-------- Data block --------

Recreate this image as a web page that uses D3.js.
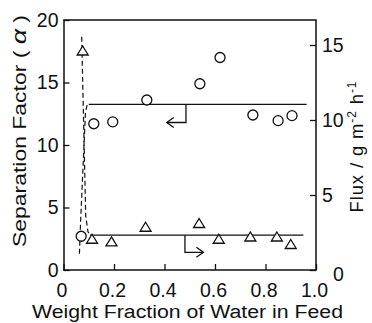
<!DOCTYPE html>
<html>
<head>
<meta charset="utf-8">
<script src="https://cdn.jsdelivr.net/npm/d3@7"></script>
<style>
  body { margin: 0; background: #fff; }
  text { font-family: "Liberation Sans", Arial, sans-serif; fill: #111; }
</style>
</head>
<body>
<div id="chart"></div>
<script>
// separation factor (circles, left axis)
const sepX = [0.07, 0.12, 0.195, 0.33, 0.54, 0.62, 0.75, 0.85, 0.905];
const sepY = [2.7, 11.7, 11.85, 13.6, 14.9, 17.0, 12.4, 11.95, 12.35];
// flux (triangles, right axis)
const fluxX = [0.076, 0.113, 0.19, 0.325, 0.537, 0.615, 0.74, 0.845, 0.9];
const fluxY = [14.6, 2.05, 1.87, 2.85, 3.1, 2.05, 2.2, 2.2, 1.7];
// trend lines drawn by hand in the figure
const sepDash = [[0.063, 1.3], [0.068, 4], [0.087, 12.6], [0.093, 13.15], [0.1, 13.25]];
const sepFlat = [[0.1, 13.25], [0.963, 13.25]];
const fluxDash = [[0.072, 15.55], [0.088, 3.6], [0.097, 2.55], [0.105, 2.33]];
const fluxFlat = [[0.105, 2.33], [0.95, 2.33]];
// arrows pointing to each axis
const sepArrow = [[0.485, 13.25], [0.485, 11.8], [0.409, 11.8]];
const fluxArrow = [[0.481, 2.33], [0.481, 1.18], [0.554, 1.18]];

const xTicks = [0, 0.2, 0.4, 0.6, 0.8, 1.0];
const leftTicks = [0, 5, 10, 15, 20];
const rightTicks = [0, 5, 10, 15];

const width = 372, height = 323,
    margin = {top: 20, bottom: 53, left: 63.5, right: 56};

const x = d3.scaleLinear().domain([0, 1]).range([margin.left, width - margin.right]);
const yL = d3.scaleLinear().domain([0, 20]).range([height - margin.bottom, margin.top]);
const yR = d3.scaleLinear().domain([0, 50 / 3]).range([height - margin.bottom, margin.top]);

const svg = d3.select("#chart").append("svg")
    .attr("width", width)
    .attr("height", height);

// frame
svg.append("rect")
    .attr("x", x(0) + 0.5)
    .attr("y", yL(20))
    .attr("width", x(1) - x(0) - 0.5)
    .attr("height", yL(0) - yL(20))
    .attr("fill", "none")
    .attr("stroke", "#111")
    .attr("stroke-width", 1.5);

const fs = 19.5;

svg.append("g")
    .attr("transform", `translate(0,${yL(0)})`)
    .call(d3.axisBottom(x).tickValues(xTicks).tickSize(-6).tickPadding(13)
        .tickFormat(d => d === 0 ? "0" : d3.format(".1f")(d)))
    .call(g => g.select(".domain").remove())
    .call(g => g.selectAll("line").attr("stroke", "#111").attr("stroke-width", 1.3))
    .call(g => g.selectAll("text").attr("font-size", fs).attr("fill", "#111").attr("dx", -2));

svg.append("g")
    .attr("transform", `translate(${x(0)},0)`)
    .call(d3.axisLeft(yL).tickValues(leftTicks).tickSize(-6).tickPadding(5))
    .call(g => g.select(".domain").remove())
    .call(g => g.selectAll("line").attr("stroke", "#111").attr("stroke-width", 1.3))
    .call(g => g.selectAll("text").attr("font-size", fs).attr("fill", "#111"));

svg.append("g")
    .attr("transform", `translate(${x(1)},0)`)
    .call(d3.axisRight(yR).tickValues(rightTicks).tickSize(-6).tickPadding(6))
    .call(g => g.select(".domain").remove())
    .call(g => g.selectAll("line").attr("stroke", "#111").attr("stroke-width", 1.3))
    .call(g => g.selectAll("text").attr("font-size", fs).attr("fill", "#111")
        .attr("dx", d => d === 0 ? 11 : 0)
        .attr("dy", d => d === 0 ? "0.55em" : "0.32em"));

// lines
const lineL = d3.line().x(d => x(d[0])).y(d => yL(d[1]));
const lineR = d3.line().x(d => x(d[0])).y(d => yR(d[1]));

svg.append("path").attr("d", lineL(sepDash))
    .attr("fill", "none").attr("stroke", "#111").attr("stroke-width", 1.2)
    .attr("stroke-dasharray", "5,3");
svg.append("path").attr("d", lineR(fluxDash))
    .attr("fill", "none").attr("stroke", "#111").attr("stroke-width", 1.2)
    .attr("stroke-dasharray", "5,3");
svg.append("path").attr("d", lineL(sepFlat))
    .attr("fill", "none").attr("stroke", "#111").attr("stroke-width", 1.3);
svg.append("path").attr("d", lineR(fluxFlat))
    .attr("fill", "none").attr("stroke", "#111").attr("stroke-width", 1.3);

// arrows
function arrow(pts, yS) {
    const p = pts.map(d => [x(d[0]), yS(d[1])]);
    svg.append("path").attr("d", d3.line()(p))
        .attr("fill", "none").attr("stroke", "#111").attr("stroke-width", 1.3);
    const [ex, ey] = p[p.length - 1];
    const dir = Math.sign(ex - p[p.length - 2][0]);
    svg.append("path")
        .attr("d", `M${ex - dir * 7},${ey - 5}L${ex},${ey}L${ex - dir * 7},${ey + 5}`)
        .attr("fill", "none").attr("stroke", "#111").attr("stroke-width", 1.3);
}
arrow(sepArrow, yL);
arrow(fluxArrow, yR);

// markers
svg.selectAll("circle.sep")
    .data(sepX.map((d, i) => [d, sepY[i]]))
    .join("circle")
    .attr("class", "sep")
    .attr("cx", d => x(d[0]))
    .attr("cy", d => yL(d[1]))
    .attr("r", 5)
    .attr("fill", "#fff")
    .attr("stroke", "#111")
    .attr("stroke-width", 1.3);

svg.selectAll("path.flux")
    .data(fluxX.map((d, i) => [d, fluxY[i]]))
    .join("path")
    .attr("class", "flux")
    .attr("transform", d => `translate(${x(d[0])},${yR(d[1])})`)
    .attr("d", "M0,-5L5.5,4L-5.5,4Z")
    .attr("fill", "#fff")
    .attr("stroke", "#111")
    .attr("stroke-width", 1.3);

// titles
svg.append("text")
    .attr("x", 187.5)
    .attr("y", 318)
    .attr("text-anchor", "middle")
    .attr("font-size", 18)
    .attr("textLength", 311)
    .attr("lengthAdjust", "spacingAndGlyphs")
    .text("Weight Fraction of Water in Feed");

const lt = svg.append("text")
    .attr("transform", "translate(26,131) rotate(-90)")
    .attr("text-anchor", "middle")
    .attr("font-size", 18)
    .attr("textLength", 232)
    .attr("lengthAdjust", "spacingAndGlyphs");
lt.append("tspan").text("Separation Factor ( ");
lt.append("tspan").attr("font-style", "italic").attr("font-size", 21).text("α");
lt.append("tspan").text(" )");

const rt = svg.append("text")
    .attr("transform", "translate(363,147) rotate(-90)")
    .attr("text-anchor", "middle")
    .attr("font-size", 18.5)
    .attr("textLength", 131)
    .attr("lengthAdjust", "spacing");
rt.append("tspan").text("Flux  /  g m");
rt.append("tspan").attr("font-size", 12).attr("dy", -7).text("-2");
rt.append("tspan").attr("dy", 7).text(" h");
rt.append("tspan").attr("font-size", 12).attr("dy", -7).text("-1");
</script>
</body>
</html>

--------

Challenge |
Copy every line of the data exactly as written, excluding the pictures.

Response for this exercise |
Recreate this image as a web page that uses D3.js.
<!DOCTYPE html>
<html>
<head>
<meta charset="utf-8">
<script src="https://cdn.jsdelivr.net/npm/d3@7"></script>
<style>
  body { margin: 0; background: #fff; }
  text { font-family: "Liberation Sans", Arial, sans-serif; fill: #111; }
</style>
</head>
<body>
<div id="chart"></div>
<script>
// separation factor (circles, left axis)
const sepX = [0.07, 0.12, 0.195, 0.33, 0.54, 0.62, 0.75, 0.85, 0.905];
const sepY = [2.7, 11.7, 11.85, 13.6, 14.9, 17.0, 12.4, 11.95, 12.35];
// flux (triangles, right axis)
const fluxX = [0.076, 0.113, 0.19, 0.325, 0.537, 0.615, 0.74, 0.845, 0.9];
const fluxY = [14.6, 2.05, 1.87, 2.85, 3.1, 2.05, 2.2, 2.2, 1.7];
// trend lines drawn by hand in the figure
const sepDash = [[0.063, 1.3], [0.068, 4], [0.087, 12.6], [0.093, 13.15], [0.1, 13.25]];
const sepFlat = [[0.1, 13.25], [0.963, 13.25]];
const fluxDash = [[0.072, 15.55], [0.088, 3.6], [0.097, 2.55], [0.105, 2.33]];
const fluxFlat = [[0.105, 2.33], [0.95, 2.33]];
// arrows pointing to each axis
const sepArrow = [[0.485, 13.25], [0.485, 11.8], [0.409, 11.8]];
const fluxArrow = [[0.481, 2.33], [0.481, 1.18], [0.554, 1.18]];

const xTicks = [0, 0.2, 0.4, 0.6, 0.8, 1.0];
const leftTicks = [0, 5, 10, 15, 20];
const rightTicks = [0, 5, 10, 15];

const width = 372, height = 323,
    margin = {top: 20, bottom: 53, left: 63.5, right: 56};

const x = d3.scaleLinear().domain([0, 1]).range([margin.left, width - margin.right]);
const yL = d3.scaleLinear().domain([0, 20]).range([height - margin.bottom, margin.top]);
const yR = d3.scaleLinear().domain([0, 50 / 3]).range([height - margin.bottom, margin.top]);

const svg = d3.select("#chart").append("svg")
    .attr("width", width)
    .attr("height", height);

// frame
svg.append("rect")
    .attr("x", x(0) + 0.5)
    .attr("y", yL(20))
    .attr("width", x(1) - x(0) - 0.5)
    .attr("height", yL(0) - yL(20))
    .attr("fill", "none")
    .attr("stroke", "#111")
    .attr("stroke-width", 1.5);

const fs = 19.5;

svg.append("g")
    .attr("transform", `translate(0,${yL(0)})`)
    .call(d3.axisBottom(x).tickValues(xTicks).tickSize(-6).tickPadding(13)
        .tickFormat(d => d === 0 ? "0" : d3.format(".1f")(d)))
    .call(g => g.select(".domain").remove())
    .call(g => g.selectAll("line").attr("stroke", "#111").attr("stroke-width", 1.3))
    .call(g => g.selectAll("text").attr("font-size", fs).attr("fill", "#111").attr("dx", -2));

svg.append("g")
    .attr("transform", `translate(${x(0)},0)`)
    .call(d3.axisLeft(yL).tickValues(leftTicks).tickSize(-6).tickPadding(5))
    .call(g => g.select(".domain").remove())
    .call(g => g.selectAll("line").attr("stroke", "#111").attr("stroke-width", 1.3))
    .call(g => g.selectAll("text").attr("font-size", fs).attr("fill", "#111"));

svg.append("g")
    .attr("transform", `translate(${x(1)},0)`)
    .call(d3.axisRight(yR).tickValues(rightTicks).tickSize(-6).tickPadding(6))
    .call(g => g.select(".domain").remove())
    .call(g => g.selectAll("line").attr("stroke", "#111").attr("stroke-width", 1.3))
    .call(g => g.selectAll("text").attr("font-size", fs).attr("fill", "#111")
        .attr("dx", d => d === 0 ? 11 : 0)
        .attr("dy", d => d === 0 ? "0.55em" : "0.32em"));

// lines
const lineL = d3.line().x(d => x(d[0])).y(d => yL(d[1]));
const lineR = d3.line().x(d => x(d[0])).y(d => yR(d[1]));

svg.append("path").attr("d", lineL(sepDash))
    .attr("fill", "none").attr("stroke", "#111").attr("stroke-width", 1.2)
    .attr("stroke-dasharray", "5,3");
svg.append("path").attr("d", lineR(fluxDash))
    .attr("fill", "none").attr("stroke", "#111").attr("stroke-width", 1.2)
    .attr("stroke-dasharray", "5,3");
svg.append("path").attr("d", lineL(sepFlat))
    .attr("fill", "none").attr("stroke", "#111").attr("stroke-width", 1.3);
svg.append("path").attr("d", lineR(fluxFlat))
    .attr("fill", "none").attr("stroke", "#111").attr("stroke-width", 1.3);

// arrows
function arrow(pts, yS) {
    const p = pts.map(d => [x(d[0]), yS(d[1])]);
    svg.append("path").attr("d", d3.line()(p))
        .attr("fill", "none").attr("stroke", "#111").attr("stroke-width", 1.3);
    const [ex, ey] = p[p.length - 1];
    const dir = Math.sign(ex - p[p.length - 2][0]);
    svg.append("path")
        .attr("d", `M${ex - dir * 7},${ey - 5}L${ex},${ey}L${ex - dir * 7},${ey + 5}`)
        .attr("fill", "none").attr("stroke", "#111").attr("stroke-width", 1.3);
}
arrow(sepArrow, yL);
arrow(fluxArrow, yR);

// markers
svg.selectAll("circle.sep")
    .data(sepX.map((d, i) => [d, sepY[i]]))
    .join("circle")
    .attr("class", "sep")
    .attr("cx", d => x(d[0]))
    .attr("cy", d => yL(d[1]))
    .attr("r", 5)
    .attr("fill", "#fff")
    .attr("stroke", "#111")
    .attr("stroke-width", 1.3);

svg.selectAll("path.flux")
    .data(fluxX.map((d, i) => [d, fluxY[i]]))
    .join("path")
    .attr("class", "flux")
    .attr("transform", d => `translate(${x(d[0])},${yR(d[1])})`)
    .attr("d", "M0,-5L5.5,4L-5.5,4Z")
    .attr("fill", "#fff")
    .attr("stroke", "#111")
    .attr("stroke-width", 1.3);

// titles
svg.append("text")
    .attr("x", 187.5)
    .attr("y", 318)
    .attr("text-anchor", "middle")
    .attr("font-size", 18)
    .attr("textLength", 311)
    .attr("lengthAdjust", "spacingAndGlyphs")
    .text("Weight Fraction of Water in Feed");

const lt = svg.append("text")
    .attr("transform", "translate(26,131) rotate(-90)")
    .attr("text-anchor", "middle")
    .attr("font-size", 18)
    .attr("textLength", 232)
    .attr("lengthAdjust", "spacingAndGlyphs");
lt.append("tspan").text("Separation Factor ( ");
lt.append("tspan").attr("font-style", "italic").attr("font-size", 21).text("α");
lt.append("tspan").text(" )");

const rt = svg.append("text")
    .attr("transform", "translate(363,147) rotate(-90)")
    .attr("text-anchor", "middle")
    .attr("font-size", 18.5)
    .attr("textLength", 131)
    .attr("lengthAdjust", "spacing");
rt.append("tspan").text("Flux  /  g m");
rt.append("tspan").attr("font-size", 12).attr("dy", -7).text("-2");
rt.append("tspan").attr("dy", 7).text(" h");
rt.append("tspan").attr("font-size", 12).attr("dy", -7).text("-1");
</script>
</body>
</html>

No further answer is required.